— start of Data provided —
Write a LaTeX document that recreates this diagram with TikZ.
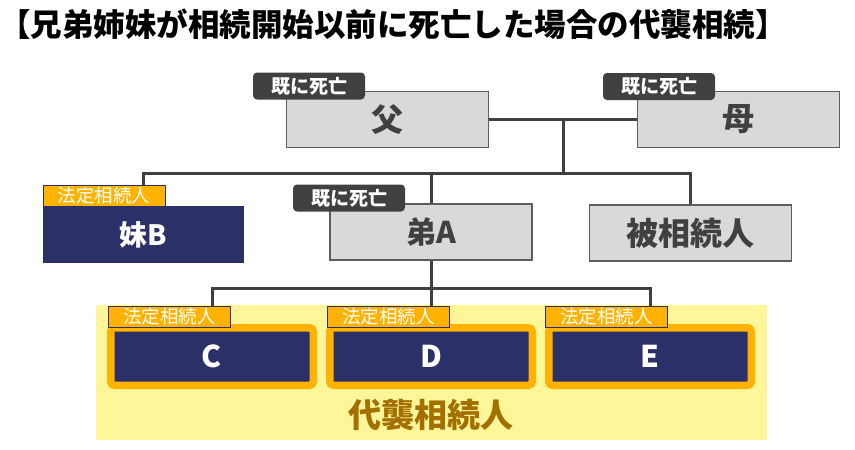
\documentclass[tikz,border=0pt]{standalone}
\usepackage{fontspec}
\setmainfont{Noto Sans CJK JP}
\usetikzlibrary{calc}
\definecolor{boxgray}{HTML}{D9D9D9}
\definecolor{linegray}{HTML}{404040}
\definecolor{navy}{HTML}{2B3168}
\definecolor{gold}{HTML}{FFB300}
\definecolor{paleyellow}{HTML}{FFF599}
\definecolor{darkgold}{HTML}{A36F00}
\tikzset{
	person/.style={draw=linegray!85, line width=1.5pt, fill=boxgray, minimum width=202pt, minimum height=56pt, inner sep=0pt, text=linegray, font=\fontsize{32}{36}\selectfont\bfseries},
	heir/.style={fill=navy, minimum width=201pt, minimum height=57pt, inner sep=0pt, text=white, font=\fontsize{28}{32}\selectfont\bfseries},
	substitute/.style={heir, draw=gold, line width=7.5pt, rounded corners=3.75pt, minimum width=202.5pt, minimum height=57.5pt, font=\fontsize{30}{34}\selectfont\bfseries},
	deadtag/.style={fill=linegray, rounded corners=4pt, minimum width=112pt, minimum height=27pt, inner sep=0pt, text=white, font=\fontsize{19}{21}\selectfont\bfseries},
	legaltag/.style={fill=gold, draw=navy, line width=1pt, minimum width=122pt, minimum height=21pt, inner sep=0pt, text=white, font=\fontsize{18.5}{20}\selectfont},
	link/.style={draw=linegray, line width=3pt}
}
\begin{document}
\begin{tikzpicture}[x=1pt,y=-1pt]
	\useasboundingbox (0,0) rectangle (855,450);
	\fill[paleyellow] (96,305) rectangle (767,440);
	
	\node[font=\fontsize{31.5}{34}\selectfont\bfseries] (title) at (393,24) {【兄弟姉妹が相続開始以前に死亡した場合の代襲相続】};
	
	\node[person] (father) at (387.5,119.5) {父};
	\node[person] (mother) at (738.5,119.5) {母};
	\node[heir] (sister) at (143.5,234.5) {妹B};
	\node[person, font=\fontsize{30}{34}\selectfont\bfseries] (brother) at (431,232) {弟A};
	\node[person] (deceased) at (690.5,233) {被相続人};
	
	\node[deadtag] (fathertag) at (309,86) {既に死亡};
	\node[deadtag] (mothertag) at (659,86.5) {既に死亡};
	\node[deadtag] (brothertag) at (349,198) {既に死亡};
	\node[legaltag] (sistertag) at (104,195.5) {法定相続人};
	
	\node[substitute] (c) at (212,356.5) {C};
	\node[substitute] (d) at (431,356.5) {D};
	\node[substitute] (e) at (650,356.5) {E};
	\node[legaltag] (ctag) at (169.5,316.5) {法定相続人};
	\node[legaltag] (dtag) at (388.5,316.5) {法定相続人};
	\node[legaltag] (etag) at (606.5,316.5) {法定相続人};
	
	\node[text=darkgold, font=\fontsize{33}{36}\selectfont\bfseries] (daishu) at (431,415) {代襲相続人};
	
	\coordinate (mid) at ($(father.east)!0.5!(mother.west)$);
	\coordinate (fork) at ($(mid)+(0,54)$);
	\coordinate (split) at ($(brother.south)+(0,28)$);
	
	\draw[link] (father) -- (mother);
	\draw[link] (mid) -- (fork);
	\draw[link] (sistertag.north -| sister) -- (sister |- fork) -- (deceased |- fork) -- (deceased);
	\draw[link] (brother |- fork) -- (brother);
	\draw[link] (brother) -- (split);
	\draw[link] (ctag.north -| c) -- (c |- split) -- (e |- split) -- (etag.north -| e);
	\draw[link] (d |- split) -- (dtag.north -| d);
\end{tikzpicture}
\end{document}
— end of Data provided —
▶ _What this task involves_
Transcribe the preceding listing in its entirety and with exact wording, leaving out pictures.

▶ _Worked answer_
Write a LaTeX document that recreates this diagram with TikZ.
\documentclass[tikz,border=0pt]{standalone}
\usepackage{fontspec}
\setmainfont{Noto Sans CJK JP}
\usetikzlibrary{calc}
\definecolor{boxgray}{HTML}{D9D9D9}
\definecolor{linegray}{HTML}{404040}
\definecolor{navy}{HTML}{2B3168}
\definecolor{gold}{HTML}{FFB300}
\definecolor{paleyellow}{HTML}{FFF599}
\definecolor{darkgold}{HTML}{A36F00}
\tikzset{
	person/.style={draw=linegray!85, line width=1.5pt, fill=boxgray, minimum width=202pt, minimum height=56pt, inner sep=0pt, text=linegray, font=\fontsize{32}{36}\selectfont\bfseries},
	heir/.style={fill=navy, minimum width=201pt, minimum height=57pt, inner sep=0pt, text=white, font=\fontsize{28}{32}\selectfont\bfseries},
	substitute/.style={heir, draw=gold, line width=7.5pt, rounded corners=3.75pt, minimum width=202.5pt, minimum height=57.5pt, font=\fontsize{30}{34}\selectfont\bfseries},
	deadtag/.style={fill=linegray, rounded corners=4pt, minimum width=112pt, minimum height=27pt, inner sep=0pt, text=white, font=\fontsize{19}{21}\selectfont\bfseries},
	legaltag/.style={fill=gold, draw=navy, line width=1pt, minimum width=122pt, minimum height=21pt, inner sep=0pt, text=white, font=\fontsize{18.5}{20}\selectfont},
	link/.style={draw=linegray, line width=3pt}
}
\begin{document}
\begin{tikzpicture}[x=1pt,y=-1pt]
	\useasboundingbox (0,0) rectangle (855,450);
	\fill[paleyellow] (96,305) rectangle (767,440);
	
	\node[font=\fontsize{31.5}{34}\selectfont\bfseries] (title) at (393,24) {【兄弟姉妹が相続開始以前に死亡した場合の代襲相続】};
	
	\node[person] (father) at (387.5,119.5) {父};
	\node[person] (mother) at (738.5,119.5) {母};
	\node[heir] (sister) at (143.5,234.5) {妹B};
	\node[person, font=\fontsize{30}{34}\selectfont\bfseries] (brother) at (431,232) {弟A};
	\node[person] (deceased) at (690.5,233) {被相続人};
	
	\node[deadtag] (fathertag) at (309,86) {既に死亡};
	\node[deadtag] (mothertag) at (659,86.5) {既に死亡};
	\node[deadtag] (brothertag) at (349,198) {既に死亡};
	\node[legaltag] (sistertag) at (104,195.5) {法定相続人};
	
	\node[substitute] (c) at (212,356.5) {C};
	\node[substitute] (d) at (431,356.5) {D};
	\node[substitute] (e) at (650,356.5) {E};
	\node[legaltag] (ctag) at (169.5,316.5) {法定相続人};
	\node[legaltag] (dtag) at (388.5,316.5) {法定相続人};
	\node[legaltag] (etag) at (606.5,316.5) {法定相続人};
	
	\node[text=darkgold, font=\fontsize{33}{36}\selectfont\bfseries] (daishu) at (431,415) {代襲相続人};
	
	\coordinate (mid) at ($(father.east)!0.5!(mother.west)$);
	\coordinate (fork) at ($(mid)+(0,54)$);
	\coordinate (split) at ($(brother.south)+(0,28)$);
	
	\draw[link] (father) -- (mother);
	\draw[link] (mid) -- (fork);
	\draw[link] (sistertag.north -| sister) -- (sister |- fork) -- (deceased |- fork) -- (deceased);
	\draw[link] (brother |- fork) -- (brother);
	\draw[link] (brother) -- (split);
	\draw[link] (ctag.north -| c) -- (c |- split) -- (e |- split) -- (etag.north -| e);
	\draw[link] (d |- split) -- (dtag.north -| d);
\end{tikzpicture}
\end{document}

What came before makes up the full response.